_Information supplied_
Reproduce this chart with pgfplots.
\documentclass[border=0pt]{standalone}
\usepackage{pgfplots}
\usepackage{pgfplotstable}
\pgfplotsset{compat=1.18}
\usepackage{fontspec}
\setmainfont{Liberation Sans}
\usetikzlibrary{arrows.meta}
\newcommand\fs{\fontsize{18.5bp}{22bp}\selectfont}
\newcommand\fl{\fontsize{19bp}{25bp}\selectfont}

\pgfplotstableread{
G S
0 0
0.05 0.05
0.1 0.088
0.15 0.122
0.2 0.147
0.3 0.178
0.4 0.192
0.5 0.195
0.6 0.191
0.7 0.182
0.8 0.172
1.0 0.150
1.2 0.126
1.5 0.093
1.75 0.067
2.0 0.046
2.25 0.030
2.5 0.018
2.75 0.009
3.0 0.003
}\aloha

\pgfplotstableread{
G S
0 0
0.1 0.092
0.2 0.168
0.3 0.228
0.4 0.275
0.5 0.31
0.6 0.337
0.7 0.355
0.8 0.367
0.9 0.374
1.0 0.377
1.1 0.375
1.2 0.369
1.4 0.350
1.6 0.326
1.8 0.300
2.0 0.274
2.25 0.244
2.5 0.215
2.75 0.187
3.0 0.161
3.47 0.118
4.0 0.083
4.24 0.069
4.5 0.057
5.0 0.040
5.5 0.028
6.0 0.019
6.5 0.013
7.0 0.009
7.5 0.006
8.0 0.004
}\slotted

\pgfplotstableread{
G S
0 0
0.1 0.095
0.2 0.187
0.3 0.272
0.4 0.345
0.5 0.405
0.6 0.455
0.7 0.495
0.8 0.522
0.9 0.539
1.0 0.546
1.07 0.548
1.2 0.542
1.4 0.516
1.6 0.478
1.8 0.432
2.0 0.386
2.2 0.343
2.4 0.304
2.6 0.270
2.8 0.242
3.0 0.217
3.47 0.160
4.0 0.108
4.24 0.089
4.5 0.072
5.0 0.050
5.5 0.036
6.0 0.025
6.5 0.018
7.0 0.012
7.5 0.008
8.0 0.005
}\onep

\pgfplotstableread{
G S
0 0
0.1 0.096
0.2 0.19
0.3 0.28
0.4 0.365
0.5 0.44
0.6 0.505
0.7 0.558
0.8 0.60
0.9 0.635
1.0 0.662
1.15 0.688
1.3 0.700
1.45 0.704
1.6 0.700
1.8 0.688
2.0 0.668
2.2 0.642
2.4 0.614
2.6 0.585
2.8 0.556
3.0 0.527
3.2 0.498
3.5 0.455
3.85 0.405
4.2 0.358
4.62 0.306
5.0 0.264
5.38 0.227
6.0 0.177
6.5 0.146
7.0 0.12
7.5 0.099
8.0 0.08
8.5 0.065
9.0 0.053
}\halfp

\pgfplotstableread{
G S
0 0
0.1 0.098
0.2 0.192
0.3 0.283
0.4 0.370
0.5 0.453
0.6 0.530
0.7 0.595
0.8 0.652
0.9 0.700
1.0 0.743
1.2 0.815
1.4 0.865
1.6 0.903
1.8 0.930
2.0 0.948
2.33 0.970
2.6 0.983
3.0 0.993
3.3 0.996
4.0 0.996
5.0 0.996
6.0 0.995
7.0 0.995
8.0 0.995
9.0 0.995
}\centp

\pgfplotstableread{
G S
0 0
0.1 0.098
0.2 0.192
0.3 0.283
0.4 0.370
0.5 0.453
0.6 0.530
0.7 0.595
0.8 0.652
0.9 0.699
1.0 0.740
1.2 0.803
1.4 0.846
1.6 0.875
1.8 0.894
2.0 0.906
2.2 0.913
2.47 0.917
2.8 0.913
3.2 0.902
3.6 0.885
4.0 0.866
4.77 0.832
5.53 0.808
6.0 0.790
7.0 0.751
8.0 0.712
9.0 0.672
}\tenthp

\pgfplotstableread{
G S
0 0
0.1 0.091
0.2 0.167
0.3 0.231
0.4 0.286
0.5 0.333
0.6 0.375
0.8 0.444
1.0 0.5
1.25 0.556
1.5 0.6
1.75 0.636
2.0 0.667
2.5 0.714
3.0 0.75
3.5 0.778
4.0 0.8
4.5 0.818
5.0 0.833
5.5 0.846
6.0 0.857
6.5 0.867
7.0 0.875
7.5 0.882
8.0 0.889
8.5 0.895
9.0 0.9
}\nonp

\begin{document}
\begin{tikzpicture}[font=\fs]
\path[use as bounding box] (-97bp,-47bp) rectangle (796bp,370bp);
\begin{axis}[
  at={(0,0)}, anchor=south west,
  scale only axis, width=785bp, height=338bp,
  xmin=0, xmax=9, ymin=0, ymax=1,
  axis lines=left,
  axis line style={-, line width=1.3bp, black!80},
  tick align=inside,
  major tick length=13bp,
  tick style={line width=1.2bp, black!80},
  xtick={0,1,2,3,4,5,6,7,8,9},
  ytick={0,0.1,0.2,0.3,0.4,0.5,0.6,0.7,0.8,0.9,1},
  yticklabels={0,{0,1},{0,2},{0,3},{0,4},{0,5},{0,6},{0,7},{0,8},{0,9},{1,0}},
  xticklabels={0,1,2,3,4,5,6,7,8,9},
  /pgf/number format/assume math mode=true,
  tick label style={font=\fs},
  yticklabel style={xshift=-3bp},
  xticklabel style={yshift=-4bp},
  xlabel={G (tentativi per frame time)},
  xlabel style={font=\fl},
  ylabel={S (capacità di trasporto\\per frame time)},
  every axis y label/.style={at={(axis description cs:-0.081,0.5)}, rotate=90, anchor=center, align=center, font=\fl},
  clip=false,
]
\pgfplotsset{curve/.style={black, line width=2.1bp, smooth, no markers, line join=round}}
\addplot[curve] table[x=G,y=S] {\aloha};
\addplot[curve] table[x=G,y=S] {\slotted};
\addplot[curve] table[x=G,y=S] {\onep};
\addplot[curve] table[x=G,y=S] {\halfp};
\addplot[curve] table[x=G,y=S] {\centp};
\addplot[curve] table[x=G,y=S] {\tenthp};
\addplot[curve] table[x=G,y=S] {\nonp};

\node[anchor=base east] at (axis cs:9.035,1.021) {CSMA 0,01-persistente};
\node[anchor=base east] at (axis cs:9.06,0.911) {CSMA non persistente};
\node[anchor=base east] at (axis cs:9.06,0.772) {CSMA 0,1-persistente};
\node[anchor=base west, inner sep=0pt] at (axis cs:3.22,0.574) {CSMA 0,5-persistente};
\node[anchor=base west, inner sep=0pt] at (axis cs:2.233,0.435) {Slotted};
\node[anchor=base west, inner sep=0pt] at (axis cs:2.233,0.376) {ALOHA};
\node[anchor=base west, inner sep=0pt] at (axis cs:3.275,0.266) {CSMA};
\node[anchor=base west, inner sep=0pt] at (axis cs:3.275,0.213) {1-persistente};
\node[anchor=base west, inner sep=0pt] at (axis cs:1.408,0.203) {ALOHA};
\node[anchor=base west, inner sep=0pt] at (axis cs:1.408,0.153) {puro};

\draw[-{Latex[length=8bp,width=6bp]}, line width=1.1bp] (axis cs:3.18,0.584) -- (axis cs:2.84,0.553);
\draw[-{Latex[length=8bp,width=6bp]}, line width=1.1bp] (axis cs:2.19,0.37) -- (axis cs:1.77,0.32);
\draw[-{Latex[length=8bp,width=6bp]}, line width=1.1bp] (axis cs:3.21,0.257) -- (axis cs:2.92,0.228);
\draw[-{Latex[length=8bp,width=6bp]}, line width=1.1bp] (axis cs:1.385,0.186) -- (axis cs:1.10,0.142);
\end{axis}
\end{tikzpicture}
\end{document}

_Task requirements_
Extract the data exactly as given.

_Answer to the exercise_
Reproduce this chart with pgfplots.
\documentclass[border=0pt]{standalone}
\usepackage{pgfplots}
\usepackage{pgfplotstable}
\pgfplotsset{compat=1.18}
\usepackage{fontspec}
\setmainfont{Liberation Sans}
\usetikzlibrary{arrows.meta}
\newcommand\fs{\fontsize{18.5bp}{22bp}\selectfont}
\newcommand\fl{\fontsize{19bp}{25bp}\selectfont}

\pgfplotstableread{
G S
0 0
0.05 0.05
0.1 0.088
0.15 0.122
0.2 0.147
0.3 0.178
0.4 0.192
0.5 0.195
0.6 0.191
0.7 0.182
0.8 0.172
1.0 0.150
1.2 0.126
1.5 0.093
1.75 0.067
2.0 0.046
2.25 0.030
2.5 0.018
2.75 0.009
3.0 0.003
}\aloha

\pgfplotstableread{
G S
0 0
0.1 0.092
0.2 0.168
0.3 0.228
0.4 0.275
0.5 0.31
0.6 0.337
0.7 0.355
0.8 0.367
0.9 0.374
1.0 0.377
1.1 0.375
1.2 0.369
1.4 0.350
1.6 0.326
1.8 0.300
2.0 0.274
2.25 0.244
2.5 0.215
2.75 0.187
3.0 0.161
3.47 0.118
4.0 0.083
4.24 0.069
4.5 0.057
5.0 0.040
5.5 0.028
6.0 0.019
6.5 0.013
7.0 0.009
7.5 0.006
8.0 0.004
}\slotted

\pgfplotstableread{
G S
0 0
0.1 0.095
0.2 0.187
0.3 0.272
0.4 0.345
0.5 0.405
0.6 0.455
0.7 0.495
0.8 0.522
0.9 0.539
1.0 0.546
1.07 0.548
1.2 0.542
1.4 0.516
1.6 0.478
1.8 0.432
2.0 0.386
2.2 0.343
2.4 0.304
2.6 0.270
2.8 0.242
3.0 0.217
3.47 0.160
4.0 0.108
4.24 0.089
4.5 0.072
5.0 0.050
5.5 0.036
6.0 0.025
6.5 0.018
7.0 0.012
7.5 0.008
8.0 0.005
}\onep

\pgfplotstableread{
G S
0 0
0.1 0.096
0.2 0.19
0.3 0.28
0.4 0.365
0.5 0.44
0.6 0.505
0.7 0.558
0.8 0.60
0.9 0.635
1.0 0.662
1.15 0.688
1.3 0.700
1.45 0.704
1.6 0.700
1.8 0.688
2.0 0.668
2.2 0.642
2.4 0.614
2.6 0.585
2.8 0.556
3.0 0.527
3.2 0.498
3.5 0.455
3.85 0.405
4.2 0.358
4.62 0.306
5.0 0.264
5.38 0.227
6.0 0.177
6.5 0.146
7.0 0.12
7.5 0.099
8.0 0.08
8.5 0.065
9.0 0.053
}\halfp

\pgfplotstableread{
G S
0 0
0.1 0.098
0.2 0.192
0.3 0.283
0.4 0.370
0.5 0.453
0.6 0.530
0.7 0.595
0.8 0.652
0.9 0.700
1.0 0.743
1.2 0.815
1.4 0.865
1.6 0.903
1.8 0.930
2.0 0.948
2.33 0.970
2.6 0.983
3.0 0.993
3.3 0.996
4.0 0.996
5.0 0.996
6.0 0.995
7.0 0.995
8.0 0.995
9.0 0.995
}\centp

\pgfplotstableread{
G S
0 0
0.1 0.098
0.2 0.192
0.3 0.283
0.4 0.370
0.5 0.453
0.6 0.530
0.7 0.595
0.8 0.652
0.9 0.699
1.0 0.740
1.2 0.803
1.4 0.846
1.6 0.875
1.8 0.894
2.0 0.906
2.2 0.913
2.47 0.917
2.8 0.913
3.2 0.902
3.6 0.885
4.0 0.866
4.77 0.832
5.53 0.808
6.0 0.790
7.0 0.751
8.0 0.712
9.0 0.672
}\tenthp

\pgfplotstableread{
G S
0 0
0.1 0.091
0.2 0.167
0.3 0.231
0.4 0.286
0.5 0.333
0.6 0.375
0.8 0.444
1.0 0.5
1.25 0.556
1.5 0.6
1.75 0.636
2.0 0.667
2.5 0.714
3.0 0.75
3.5 0.778
4.0 0.8
4.5 0.818
5.0 0.833
5.5 0.846
6.0 0.857
6.5 0.867
7.0 0.875
7.5 0.882
8.0 0.889
8.5 0.895
9.0 0.9
}\nonp

\begin{document}
\begin{tikzpicture}[font=\fs]
\path[use as bounding box] (-97bp,-47bp) rectangle (796bp,370bp);
\begin{axis}[
  at={(0,0)}, anchor=south west,
  scale only axis, width=785bp, height=338bp,
  xmin=0, xmax=9, ymin=0, ymax=1,
  axis lines=left,
  axis line style={-, line width=1.3bp, black!80},
  tick align=inside,
  major tick length=13bp,
  tick style={line width=1.2bp, black!80},
  xtick={0,1,2,3,4,5,6,7,8,9},
  ytick={0,0.1,0.2,0.3,0.4,0.5,0.6,0.7,0.8,0.9,1},
  yticklabels={0,{0,1},{0,2},{0,3},{0,4},{0,5},{0,6},{0,7},{0,8},{0,9},{1,0}},
  xticklabels={0,1,2,3,4,5,6,7,8,9},
  /pgf/number format/assume math mode=true,
  tick label style={font=\fs},
  yticklabel style={xshift=-3bp},
  xticklabel style={yshift=-4bp},
  xlabel={G (tentativi per frame time)},
  xlabel style={font=\fl},
  ylabel={S (capacità di trasporto\\per frame time)},
  every axis y label/.style={at={(axis description cs:-0.081,0.5)}, rotate=90, anchor=center, align=center, font=\fl},
  clip=false,
]
\pgfplotsset{curve/.style={black, line width=2.1bp, smooth, no markers, line join=round}}
\addplot[curve] table[x=G,y=S] {\aloha};
\addplot[curve] table[x=G,y=S] {\slotted};
\addplot[curve] table[x=G,y=S] {\onep};
\addplot[curve] table[x=G,y=S] {\halfp};
\addplot[curve] table[x=G,y=S] {\centp};
\addplot[curve] table[x=G,y=S] {\tenthp};
\addplot[curve] table[x=G,y=S] {\nonp};

\node[anchor=base east] at (axis cs:9.035,1.021) {CSMA 0,01-persistente};
\node[anchor=base east] at (axis cs:9.06,0.911) {CSMA non persistente};
\node[anchor=base east] at (axis cs:9.06,0.772) {CSMA 0,1-persistente};
\node[anchor=base west, inner sep=0pt] at (axis cs:3.22,0.574) {CSMA 0,5-persistente};
\node[anchor=base west, inner sep=0pt] at (axis cs:2.233,0.435) {Slotted};
\node[anchor=base west, inner sep=0pt] at (axis cs:2.233,0.376) {ALOHA};
\node[anchor=base west, inner sep=0pt] at (axis cs:3.275,0.266) {CSMA};
\node[anchor=base west, inner sep=0pt] at (axis cs:3.275,0.213) {1-persistente};
\node[anchor=base west, inner sep=0pt] at (axis cs:1.408,0.203) {ALOHA};
\node[anchor=base west, inner sep=0pt] at (axis cs:1.408,0.153) {puro};

\draw[-{Latex[length=8bp,width=6bp]}, line width=1.1bp] (axis cs:3.18,0.584) -- (axis cs:2.84,0.553);
\draw[-{Latex[length=8bp,width=6bp]}, line width=1.1bp] (axis cs:2.19,0.37) -- (axis cs:1.77,0.32);
\draw[-{Latex[length=8bp,width=6bp]}, line width=1.1bp] (axis cs:3.21,0.257) -- (axis cs:2.92,0.228);
\draw[-{Latex[length=8bp,width=6bp]}, line width=1.1bp] (axis cs:1.385,0.186) -- (axis cs:1.10,0.142);
\end{axis}
\end{tikzpicture}
\end{document}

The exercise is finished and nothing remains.